WORK INSTRUCTIONS:
Leaving out every picture, retype the lines below from the top through the one that contains "import plotly.graph_objects as go".

* Begin MATERIAL FOR THE TASK *

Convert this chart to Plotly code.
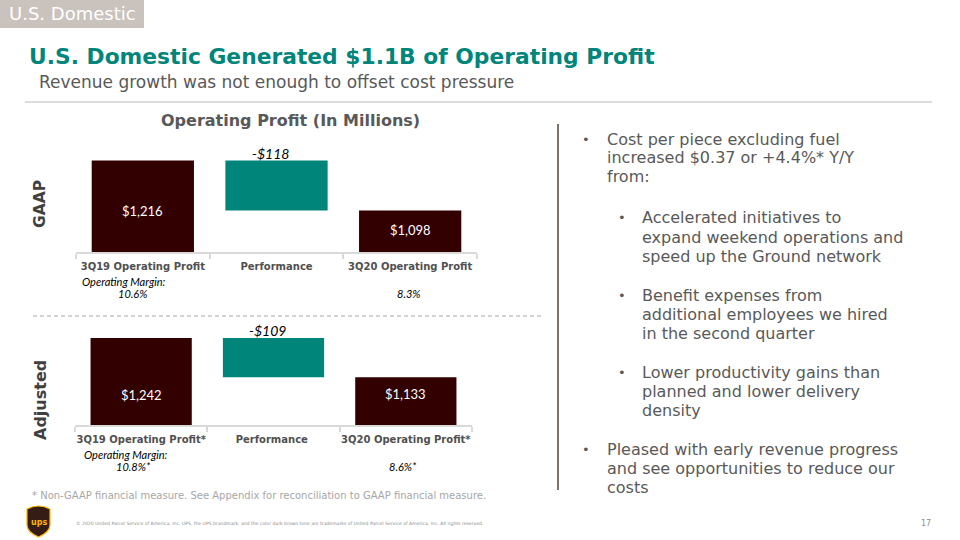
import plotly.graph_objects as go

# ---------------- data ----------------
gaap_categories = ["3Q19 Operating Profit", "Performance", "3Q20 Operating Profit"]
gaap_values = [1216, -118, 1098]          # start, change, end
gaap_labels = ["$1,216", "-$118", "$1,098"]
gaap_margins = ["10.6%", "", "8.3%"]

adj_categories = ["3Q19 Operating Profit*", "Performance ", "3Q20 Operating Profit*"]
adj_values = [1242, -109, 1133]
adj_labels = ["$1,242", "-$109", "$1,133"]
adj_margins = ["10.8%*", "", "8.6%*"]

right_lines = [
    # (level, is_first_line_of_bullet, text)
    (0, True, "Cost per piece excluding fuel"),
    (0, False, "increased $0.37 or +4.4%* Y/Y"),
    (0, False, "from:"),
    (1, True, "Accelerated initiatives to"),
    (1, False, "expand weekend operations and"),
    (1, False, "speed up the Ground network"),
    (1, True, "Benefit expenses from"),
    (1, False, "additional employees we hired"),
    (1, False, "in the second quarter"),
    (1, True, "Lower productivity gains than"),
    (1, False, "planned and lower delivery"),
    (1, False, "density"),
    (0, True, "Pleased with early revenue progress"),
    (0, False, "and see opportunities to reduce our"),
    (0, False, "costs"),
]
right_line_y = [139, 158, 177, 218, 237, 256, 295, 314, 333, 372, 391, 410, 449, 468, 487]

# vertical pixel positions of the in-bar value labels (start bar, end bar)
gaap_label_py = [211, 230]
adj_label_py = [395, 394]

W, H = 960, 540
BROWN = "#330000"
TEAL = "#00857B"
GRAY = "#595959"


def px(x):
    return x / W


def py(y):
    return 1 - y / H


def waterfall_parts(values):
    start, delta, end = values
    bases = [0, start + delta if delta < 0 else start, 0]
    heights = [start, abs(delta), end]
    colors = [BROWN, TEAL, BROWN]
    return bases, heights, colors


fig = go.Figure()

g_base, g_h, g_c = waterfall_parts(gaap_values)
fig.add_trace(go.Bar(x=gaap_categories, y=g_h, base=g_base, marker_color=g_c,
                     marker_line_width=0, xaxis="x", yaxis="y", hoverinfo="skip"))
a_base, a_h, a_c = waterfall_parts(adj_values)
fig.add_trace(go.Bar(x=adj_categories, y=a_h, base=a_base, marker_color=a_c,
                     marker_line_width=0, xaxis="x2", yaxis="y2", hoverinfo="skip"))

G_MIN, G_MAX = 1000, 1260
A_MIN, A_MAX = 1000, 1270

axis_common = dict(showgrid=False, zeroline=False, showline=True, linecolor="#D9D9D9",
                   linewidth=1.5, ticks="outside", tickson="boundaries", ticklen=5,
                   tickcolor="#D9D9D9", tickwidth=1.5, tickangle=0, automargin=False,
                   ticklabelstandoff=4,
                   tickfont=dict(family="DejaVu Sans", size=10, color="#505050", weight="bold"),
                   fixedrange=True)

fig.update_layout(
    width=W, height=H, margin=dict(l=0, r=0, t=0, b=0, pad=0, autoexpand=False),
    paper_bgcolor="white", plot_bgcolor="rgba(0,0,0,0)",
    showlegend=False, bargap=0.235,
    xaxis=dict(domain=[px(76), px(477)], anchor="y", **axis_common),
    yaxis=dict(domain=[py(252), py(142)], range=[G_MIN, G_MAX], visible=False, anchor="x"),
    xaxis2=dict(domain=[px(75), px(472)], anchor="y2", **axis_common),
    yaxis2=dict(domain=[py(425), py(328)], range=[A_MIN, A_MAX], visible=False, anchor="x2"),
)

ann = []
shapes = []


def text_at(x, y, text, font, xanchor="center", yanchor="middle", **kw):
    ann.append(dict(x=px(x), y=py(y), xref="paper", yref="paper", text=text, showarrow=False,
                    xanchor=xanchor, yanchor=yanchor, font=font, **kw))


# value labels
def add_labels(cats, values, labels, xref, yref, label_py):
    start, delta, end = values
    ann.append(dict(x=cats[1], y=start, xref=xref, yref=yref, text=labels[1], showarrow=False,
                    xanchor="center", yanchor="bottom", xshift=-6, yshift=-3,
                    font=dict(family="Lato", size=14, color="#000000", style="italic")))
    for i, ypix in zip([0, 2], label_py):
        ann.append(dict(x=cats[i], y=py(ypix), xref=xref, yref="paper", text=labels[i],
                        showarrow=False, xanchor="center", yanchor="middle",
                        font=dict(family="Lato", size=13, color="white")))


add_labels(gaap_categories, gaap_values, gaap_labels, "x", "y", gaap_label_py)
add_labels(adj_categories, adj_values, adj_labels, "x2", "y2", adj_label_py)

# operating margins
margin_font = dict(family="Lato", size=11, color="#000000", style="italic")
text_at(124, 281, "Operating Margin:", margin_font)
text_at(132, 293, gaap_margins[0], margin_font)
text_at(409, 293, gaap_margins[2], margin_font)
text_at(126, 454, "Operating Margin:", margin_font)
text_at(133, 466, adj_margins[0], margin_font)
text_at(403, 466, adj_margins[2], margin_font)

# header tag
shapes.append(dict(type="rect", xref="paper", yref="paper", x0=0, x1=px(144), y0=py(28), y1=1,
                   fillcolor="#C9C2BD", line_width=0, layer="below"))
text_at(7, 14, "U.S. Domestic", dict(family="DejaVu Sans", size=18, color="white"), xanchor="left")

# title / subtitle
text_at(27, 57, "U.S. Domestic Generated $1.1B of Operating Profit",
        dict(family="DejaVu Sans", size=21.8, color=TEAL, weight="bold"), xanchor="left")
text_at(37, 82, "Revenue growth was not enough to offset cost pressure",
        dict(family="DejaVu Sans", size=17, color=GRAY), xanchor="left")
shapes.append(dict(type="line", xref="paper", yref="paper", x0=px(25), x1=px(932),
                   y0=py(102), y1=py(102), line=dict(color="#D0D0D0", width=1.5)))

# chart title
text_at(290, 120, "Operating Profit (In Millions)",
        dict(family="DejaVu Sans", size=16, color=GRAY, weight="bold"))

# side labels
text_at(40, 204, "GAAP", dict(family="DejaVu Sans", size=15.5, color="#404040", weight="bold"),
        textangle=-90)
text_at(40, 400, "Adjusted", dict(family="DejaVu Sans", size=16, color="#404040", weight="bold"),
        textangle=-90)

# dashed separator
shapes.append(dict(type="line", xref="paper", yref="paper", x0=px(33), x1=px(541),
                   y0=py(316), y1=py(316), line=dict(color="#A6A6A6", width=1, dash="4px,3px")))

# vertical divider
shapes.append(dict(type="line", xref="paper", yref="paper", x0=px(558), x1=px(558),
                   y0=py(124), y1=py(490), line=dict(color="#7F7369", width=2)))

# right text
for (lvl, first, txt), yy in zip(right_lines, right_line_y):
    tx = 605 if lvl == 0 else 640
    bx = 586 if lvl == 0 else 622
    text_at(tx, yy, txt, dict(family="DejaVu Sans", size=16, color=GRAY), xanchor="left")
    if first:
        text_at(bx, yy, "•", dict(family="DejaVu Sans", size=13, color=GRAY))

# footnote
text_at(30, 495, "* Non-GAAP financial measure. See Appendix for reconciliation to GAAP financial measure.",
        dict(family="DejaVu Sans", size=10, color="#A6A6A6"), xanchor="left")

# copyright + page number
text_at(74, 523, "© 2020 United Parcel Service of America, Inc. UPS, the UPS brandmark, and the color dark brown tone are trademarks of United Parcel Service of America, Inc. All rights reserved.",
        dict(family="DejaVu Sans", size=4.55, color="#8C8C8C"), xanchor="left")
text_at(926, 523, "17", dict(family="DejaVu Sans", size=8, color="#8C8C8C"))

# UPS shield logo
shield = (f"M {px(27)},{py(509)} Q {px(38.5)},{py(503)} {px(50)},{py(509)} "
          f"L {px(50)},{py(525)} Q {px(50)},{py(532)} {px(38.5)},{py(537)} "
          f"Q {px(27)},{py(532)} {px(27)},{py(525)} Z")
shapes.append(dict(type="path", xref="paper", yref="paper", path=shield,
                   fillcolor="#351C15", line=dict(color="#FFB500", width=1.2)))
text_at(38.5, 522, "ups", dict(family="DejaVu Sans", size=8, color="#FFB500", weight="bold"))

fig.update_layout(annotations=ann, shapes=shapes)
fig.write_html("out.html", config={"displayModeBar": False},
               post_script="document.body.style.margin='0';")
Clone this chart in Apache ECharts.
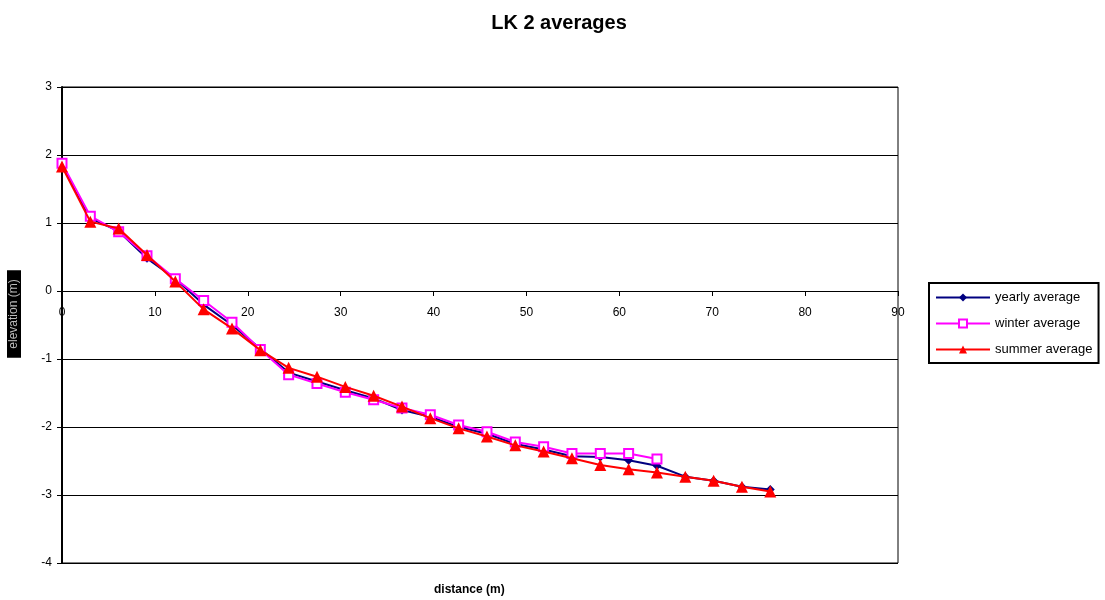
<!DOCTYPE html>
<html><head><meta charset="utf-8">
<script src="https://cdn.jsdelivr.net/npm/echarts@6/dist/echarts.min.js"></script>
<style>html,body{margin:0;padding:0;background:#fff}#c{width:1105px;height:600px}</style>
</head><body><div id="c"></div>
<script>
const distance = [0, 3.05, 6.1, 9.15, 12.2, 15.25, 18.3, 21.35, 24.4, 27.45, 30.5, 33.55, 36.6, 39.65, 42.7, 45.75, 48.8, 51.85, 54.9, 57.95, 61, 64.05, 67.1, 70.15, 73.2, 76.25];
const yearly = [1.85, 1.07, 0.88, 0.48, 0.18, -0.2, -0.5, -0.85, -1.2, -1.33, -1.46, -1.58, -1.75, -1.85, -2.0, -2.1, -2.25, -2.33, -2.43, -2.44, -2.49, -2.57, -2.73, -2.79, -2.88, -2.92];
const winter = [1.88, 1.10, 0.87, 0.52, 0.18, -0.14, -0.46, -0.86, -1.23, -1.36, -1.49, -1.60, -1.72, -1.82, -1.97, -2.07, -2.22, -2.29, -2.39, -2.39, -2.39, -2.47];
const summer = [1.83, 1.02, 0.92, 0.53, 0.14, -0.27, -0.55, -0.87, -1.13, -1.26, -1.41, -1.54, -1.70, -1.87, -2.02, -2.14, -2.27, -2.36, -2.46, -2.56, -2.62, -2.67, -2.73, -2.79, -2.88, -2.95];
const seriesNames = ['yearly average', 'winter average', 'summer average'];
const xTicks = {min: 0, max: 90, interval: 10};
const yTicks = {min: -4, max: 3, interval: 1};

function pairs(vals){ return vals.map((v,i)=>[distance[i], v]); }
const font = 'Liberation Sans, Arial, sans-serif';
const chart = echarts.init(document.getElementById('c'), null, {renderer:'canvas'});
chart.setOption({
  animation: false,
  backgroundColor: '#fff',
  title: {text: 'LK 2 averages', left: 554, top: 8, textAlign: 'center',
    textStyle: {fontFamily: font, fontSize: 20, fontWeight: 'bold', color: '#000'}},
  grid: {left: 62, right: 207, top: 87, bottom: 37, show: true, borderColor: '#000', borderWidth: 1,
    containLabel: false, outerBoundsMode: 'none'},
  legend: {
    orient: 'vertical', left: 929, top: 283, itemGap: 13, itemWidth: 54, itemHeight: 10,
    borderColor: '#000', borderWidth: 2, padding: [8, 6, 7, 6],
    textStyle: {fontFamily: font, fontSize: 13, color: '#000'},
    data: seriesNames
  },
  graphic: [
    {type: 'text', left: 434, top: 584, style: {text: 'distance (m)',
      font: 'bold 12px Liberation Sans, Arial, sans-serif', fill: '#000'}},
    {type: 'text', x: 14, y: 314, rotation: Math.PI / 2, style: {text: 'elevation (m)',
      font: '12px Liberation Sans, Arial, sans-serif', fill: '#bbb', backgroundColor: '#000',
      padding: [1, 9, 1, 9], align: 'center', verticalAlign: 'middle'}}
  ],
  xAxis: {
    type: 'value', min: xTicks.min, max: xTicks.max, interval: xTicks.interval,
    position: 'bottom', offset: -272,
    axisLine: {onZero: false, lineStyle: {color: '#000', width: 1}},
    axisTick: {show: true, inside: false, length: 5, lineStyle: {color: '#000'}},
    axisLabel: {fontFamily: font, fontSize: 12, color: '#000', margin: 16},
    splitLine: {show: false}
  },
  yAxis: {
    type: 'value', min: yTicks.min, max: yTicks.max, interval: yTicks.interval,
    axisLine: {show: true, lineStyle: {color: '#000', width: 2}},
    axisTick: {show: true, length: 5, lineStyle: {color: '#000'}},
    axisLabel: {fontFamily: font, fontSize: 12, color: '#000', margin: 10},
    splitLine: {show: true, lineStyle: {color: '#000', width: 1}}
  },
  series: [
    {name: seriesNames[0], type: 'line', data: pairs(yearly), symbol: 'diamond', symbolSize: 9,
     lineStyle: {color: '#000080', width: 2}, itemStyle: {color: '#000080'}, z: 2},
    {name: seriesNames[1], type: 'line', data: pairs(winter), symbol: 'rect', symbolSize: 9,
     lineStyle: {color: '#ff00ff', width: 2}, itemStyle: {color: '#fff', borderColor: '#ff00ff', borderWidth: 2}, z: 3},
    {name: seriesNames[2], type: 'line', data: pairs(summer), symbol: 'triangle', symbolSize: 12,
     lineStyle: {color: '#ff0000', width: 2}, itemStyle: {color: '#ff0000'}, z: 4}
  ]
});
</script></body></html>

* End MATERIAL FOR THE TASK *

FINAL ANSWER:
Convert this chart to Plotly code.
import plotly.graph_objects as go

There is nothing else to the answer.